Overall approach & conclusions
In this Assessment of Value report we examined the 40 funds in the BNY Mellon Investment Funds (BNY MIF) range. Of these, seven were not given a rating due to insufficient track record in all assessment areas.
In analysing the funds we followed the seven-factor criteria as outlined by the UK regulator, the Financial Conduct Authority (FCA). We used a variety of data in each of these areas including inputs, data and opinions from several different independent consultants. This included a London-based fund research group specialising in the calculations of fund fees and expenses, a direct-to-consumer research firm and a specialist asset servicing cost and quality of services provider.
We used a matrix of more than a hundred different data sets to arrive at our conclusions.
This data covered different time frames, according to what was being measured. Non-performance-related data was assessed as at 30 June 2020. All performance-related data covers the varied time periods stated in each of the fund’s individual objectives, as outlined in the prospectus. All had an end date of 30 June 2020.
To make this analysis easier to understand we grouped the FCA’s criteria into four areas: cost, performance, quality of service and fair treatment of investors.
There were seven funds in the BNY MIF range with an insufficient performance track record for full analysis.
Like most investment funds, ours have multiple share classes. This is because there are different types of investors – retail, institutional and platforms – and varying ways to invest. By the latter we mean accumulation or income. Typically if you’re looking to grow your capital you may re-invest your income and as such you are likely to invest in accumulation shares. If you invest via the income shares, you will receive the income in the form of dividends.
In this report you will see us refer to various share classes. Here is what they mean and how we colloquially refer to them in the text of this report. All are in sterling.
A shares = Bundled or legacy retail share class Legacy direct share class. Commissions paid to advisers are included in the price.
B shares = Contemporary retail share class No commissions paid to advisers are included in the price.
W shares = Platform share class Introduced post RDR (Retail Distribution Review). Has high minimum investment threshold but no advisory commissions. By platforms we mean fund centres often used by financial advisers buying on behalf of their clients.
Institutional = Institutional share class Share class designed for institutional investors with high minimum threshold.
Out of the 33 funds in the BNY MIF range with sufficient track record for rating, 26 (79%) were rated green by the board – showing value for money. Seven (21%) of the eligible range – were rated amber, showing some value. There were none the board felt offered no value to investors.

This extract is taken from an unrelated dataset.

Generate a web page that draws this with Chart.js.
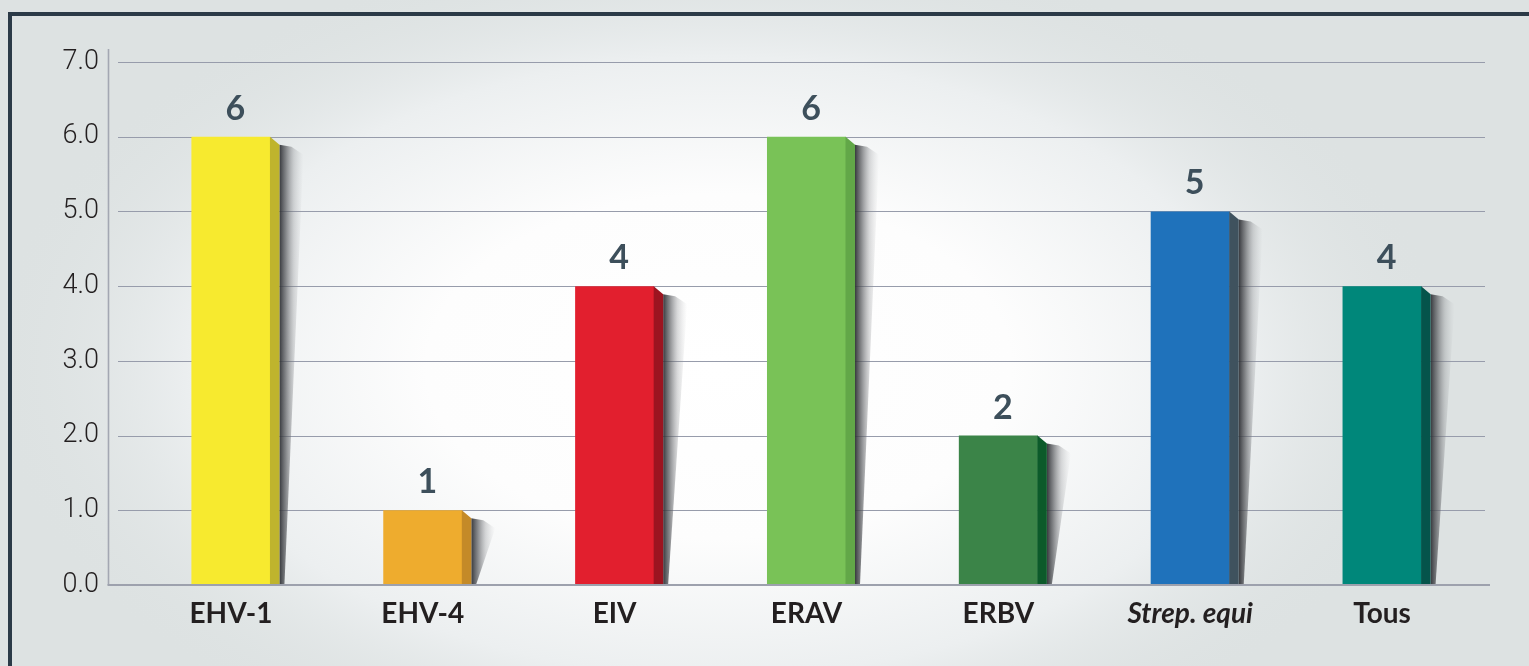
<!DOCTYPE html>
<html>
<head>
<meta charset="utf-8">
<script src="https://cdn.jsdelivr.net/npm/chart.js@4.4.1/dist/chart.umd.min.js"></script>
<style>
  html, body { margin: 0; padding: 0; background: #dde2e2; }
  #wrap { width: 1529px; height: 666px; position: relative; }
</style>
</head>
<body>
<div id="wrap"><canvas id="c" width="1529" height="666"></canvas></div>
<script>
const categories = ['EHV-1', 'EHV-4', 'EIV', 'ERAV', 'ERBV', 'Strep. equi', 'Tous'];
const values = [6, 1, 4, 6, 2, 5, 4];
const frontColors = ['#f7ea2f', '#eeac2e', '#e21f2e', '#79c257', '#3b8448', '#1f72bb', '#00877a'];
const sideColors = ['#bfb42d', '#c48a28', '#9c1420', '#62a748', '#0c5a2a', '#3f525e', '#05544b'];
const yTicks = [0, 1, 2, 3, 4, 5, 6, 7];
const italicCategories = ['Strep. equi'];

const backgroundPlugin = {
  id: 'bg',
  beforeDraw(chart) {
    const ctx = chart.ctx;
    const W = chart.width, H = chart.height;
    ctx.save();
    ctx.fillStyle = '#dde2e2';
    ctx.fillRect(0, 0, W, H);
    ctx.translate(W * 0.47, H * 0.55);
    ctx.scale(1.7, 1);
    const g = ctx.createRadialGradient(0, 0, 0, 0, 0, 430);
    g.addColorStop(0, '#ffffff');
    g.addColorStop(0.4, '#fdfdfd');
    g.addColorStop(0.72, '#eceff0');
    g.addColorStop(1, 'rgba(221,226,226,0)');
    ctx.fillStyle = g;
    ctx.beginPath();
    ctx.arc(0, 0, 430, 0, Math.PI * 2);
    ctx.fill();
    ctx.restore();
    // frame
    ctx.save();
    ctx.fillStyle = '#2b3a47';
    ctx.fillRect(8, 12, W - 8, 4);
    ctx.fillRect(8, 12, 4, H - 12);
    ctx.restore();
  }
};

const gridPlugin = {
  id: 'customGrid',
  beforeDatasetsDraw(chart) {
    const ctx = chart.ctx;
    const area = chart.chartArea;
    const ys = chart.scales.y;
    ctx.save();
    ctx.strokeStyle = '#979cab';
    ctx.lineWidth = 1.2;
    yTicks.forEach(v => {
      if (v === 0) return;
      const y = Math.round(ys.getPixelForValue(v)) + 0.5;
      ctx.beginPath();
      ctx.moveTo(area.left - 17, y);
      ctx.lineTo(area.right + 7, y);
      ctx.stroke();
    });
    // y axis line
    ctx.strokeStyle = '#a3a7b2';
    ctx.lineWidth = 1.6;
    ctx.beginPath();
    ctx.moveTo(area.left - 26.5, area.top - 13);
    ctx.lineTo(area.left - 26.5, area.bottom);
    ctx.stroke();
    ctx.restore();
  },
  afterDatasetsDraw(chart) {
    const ctx = chart.ctx;
    const area = chart.chartArea;
    const meta = chart.getDatasetMeta(0);
    ctx.save();
    meta.data.forEach((bar, i) => {
      const right = bar.x + bar.width / 2;
      const top = bar.y;
      const base = bar.base;
      const depth = 9;
      // shadow
      const sx = right + depth;
      const sw = 24;
      const g = ctx.createLinearGradient(sx, 0, sx + sw, 0);
      g.addColorStop(0, 'rgba(45,47,52,0.95)');
      g.addColorStop(0.25, 'rgba(80,82,86,0.7)');
      g.addColorStop(0.6, 'rgba(130,132,136,0.3)');
      g.addColorStop(1, 'rgba(170,172,175,0)');
      ctx.fillStyle = g;
      ctx.beginPath();
      ctx.moveTo(sx, top + 8);
      ctx.lineTo(sx + sw * 0.5, top + 10);
      ctx.lineTo(sx + sw, top + 18);
      ctx.lineTo(sx + 5, base - 1);
      ctx.lineTo(sx, base);
      ctx.closePath();
      ctx.fill();
      // side face
      ctx.fillStyle = sideColors[i];
      ctx.beginPath();
      ctx.moveTo(right - 0.5, top);
      ctx.lineTo(right + depth, top + 8);
      ctx.lineTo(right + depth, base);
      ctx.lineTo(right - 0.5, base);
      ctx.closePath();
      ctx.fill();
      // value label
      ctx.fillStyle = '#3d4f5b';
      ctx.font = 'bold 34px Lato, "Open Sans", sans-serif';
      ctx.textAlign = 'center';
      ctx.textBaseline = 'alphabetic';
      ctx.fillText(String(values[i]), bar.x + depth / 2, top - 17);
    });
    // x axis line
    ctx.strokeStyle = '#9da1ad';
    ctx.lineWidth = 2.2;
    ctx.beginPath();
    ctx.moveTo(area.left - 27.5, area.bottom);
    ctx.lineTo(area.right + 12, area.bottom);
    ctx.stroke();
    ctx.restore();
  }
};

new Chart(document.getElementById('c'), {
  type: 'bar',
  data: {
    labels: categories,
    datasets: [{
      data: values,
      backgroundColor: frontColors,
      borderWidth: 0,
      categoryPercentage: 1,
      barPercentage: 0.412
    }]
  },
  options: {
    responsive: false,
    animation: false,
    devicePixelRatio: 1,
    layout: { padding: { top: 62, right: 51, left: 0, bottom: 0 } },
    plugins: { legend: { display: false }, tooltip: { enabled: false } },
    scales: {
      x: {
        grid: { display: false, drawTicks: false },
        border: { display: false },
        afterFit(scale) { scale.height = 81; },
        ticks: {
          padding: 12,
          color: '#231f20',
          autoSkip: false,
          maxRotation: 0,
          font: (ctx) => ({
            family: 'Lato, "Open Sans", sans-serif',
            size: 28,
            weight: 'bold',
            style: italicCategories.includes(categories[ctx.index]) ? 'italic' : 'normal'
          })
        }
      },
      y: {
        min: yTicks[0],
        max: yTicks[yTicks.length - 1],
        grid: { display: false, drawTicks: false },
        border: { display: false },
        afterFit(scale) { scale.width = 135; },
        afterBuildTicks(scale) { scale.ticks = yTicks.map(v => ({ value: v })); },
        ticks: {
          padding: 36,
          color: '#231f20',
          font: { family: 'Roboto, sans-serif', size: 27, weight: 300 },
          callback: (v) => Number(v).toFixed(1)
        }
      }
    }
  },
  plugins: [backgroundPlugin, gridPlugin]
});
</script>
</body>
</html>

For more details on the ratings of the seven amber-rated funds in the BNY MIF range – and our intended actions to address any failings – please click on the names below.
Across the range, there were six funds in which we found the costs to be too high. In some cases they were very high relative to their respective peers for retail investors.
In four funds, we found the cost gap between institutional and retail shareholders to be disproportionately wide versus similar funds. You’ll see in the following summary table that in these cases we split the sub-ratings in these funds.
We are now examining a range of options in order to lower costs in these funds. In the six funds failing to meet some of their performance objectives, we are reviewing the situation for each, taking action to address any failings. For some, the impact of the Covid-19 pandemic market volatility in the spring was the main reason for the failure.
For others, underperformance has been a feature for some time and even ahead of this review we started to look at ways to redress this.
We had one fund with an overall green rating but with amber ratings in two underlying categories. These were merited based on the quantitative criteria we used. However, the more qualitative analysis led us to still view the fund as offering value.
Please click on fund name for more details.
There were also the seven funds in the BNY MIF range with an insufficient performance track record for full analysis. As we could not assess all metrics, we rated what criteria we could and left the overall rating as undecided (marked as grey on the table).